The news that HSBC is considering moving its headquarters out of London could turn out to be one of the pivotal moments of business history, a defining event in global financial terms.
If the bank goes through with the plan, it will be a reversal of the accepted wisdom of the banking industry over more than two decades, and a clear sign that the “tilt to the east” is a fact of life, in banking as in economics, trade and geopolitics.
Just pause for a moment to appreciate the historic irony in the situation. HSBC moved to London in 1992 when it bought the old British bank, Midland. A London move and listing was part and parcel of the deal, on which the regulators insisted, but there was equally a desire by HSBC executives to be part of the banking mainstream in London, the financial capital of Europe.
The same executives were also worried about Hong Kong, then destined to return to the dominion of the People’s Republic of China in a few years. China was seen as overbearing, politically unpredictable and economically underdeveloped.
Fast forward 23 years and there has been a complete 180 degree turn. The financial centres of London, and Europe, are run by authoritarian regulators and politicians for whom bank-bashing is a default position. From a UK perspective, there is a high degree of uncertainty about the European political set-up, and the continental economy is still – alone in the world – grappling with the legacy of the financial crisis.
Such a reversal was unthinkable in 1992; from the perspective of 2015, it looks inevitable. Two factors changed everything – the global financial crisis, and the irresistible rise of China as an economy power.
The first led directly to the new realities of western banking, where financial executives are facing with vindictive politicians pandering to mass prejudices about the industry. In this environment, regulators – the new “rock stars” of finance as they see themselves – rule supreme.
It is an environment in which the British government can impose on HSBC a levy of more than £1bn – which is as much as 25 per cent of the total amount being levied on the countries’ banks. It is also an environment in which new rules on ring-fencing could lead to the forced sale of UK retail banking, the reason HSBC is in London in the first place.
HSBC has in many ways made a rod for its own back, self-confessedly engaging in all sorts of unscrupulous business practices that made it easier for the authorities to hit it with big fines. But the bank says it has turned over a new leaf, and you have to believe that. Running it out of town is not the answer.
In the circumstances, HSBC’s decision to think again about London is not so surprising. What’s more inexplicable is that others – Standard Chartered, Barclays for example – are not doing the same.
What does all this mean for the Middle East, and for the UAE? On the face of it, not very much. HSBC is extremely unlikely to choose Dubai (its regional HQ) as its new home. The regional market simply isn’t big enough, in comparison with Asia.
The HSBC business here will continue to be an important part of the bank’s global operations.
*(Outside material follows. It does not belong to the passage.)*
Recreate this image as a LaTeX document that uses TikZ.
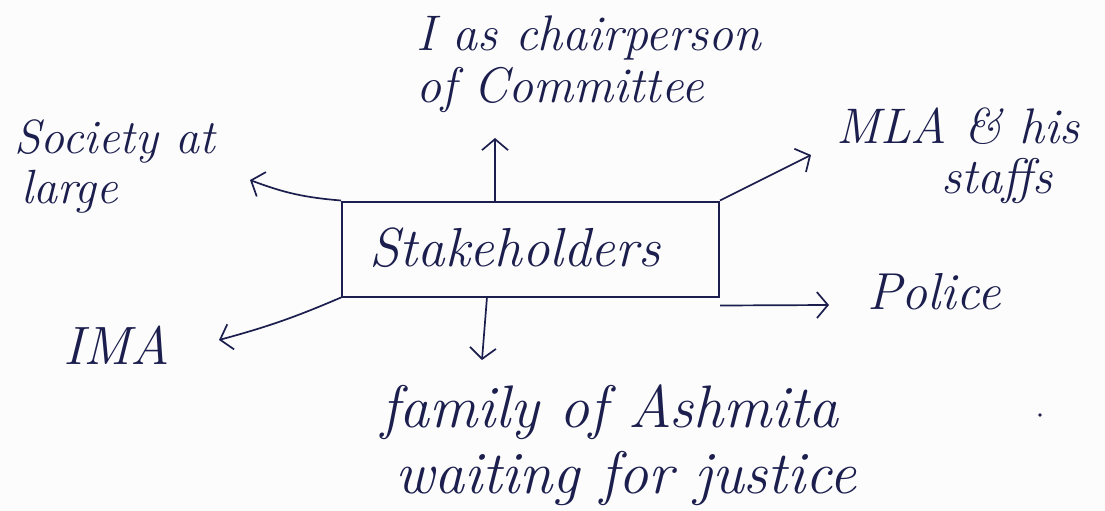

The UAE is the fifth most profitable part of its worldwide franchise and will remain the centre of the multibillion dollar Middle East business.
But the UAE will inevitably benefit from any further shift to the east. HSBC and the UAE Government agree that the coming thing in global trade and finance is the “south-south” route, by which business flows to and from east Asia, via the Middle East and into Africa.
It means that the Dubai International Financial Centre is right in its strategy of looking eastward rather than west; it means that the nascent Abu Dhabi Global Market is also right to seek its models in Singapore and Hong Kong, rather than London and Geneva.
HSBC’s move, if it comes off, means that the Middle East will be more firmly situated at the centre of global finance.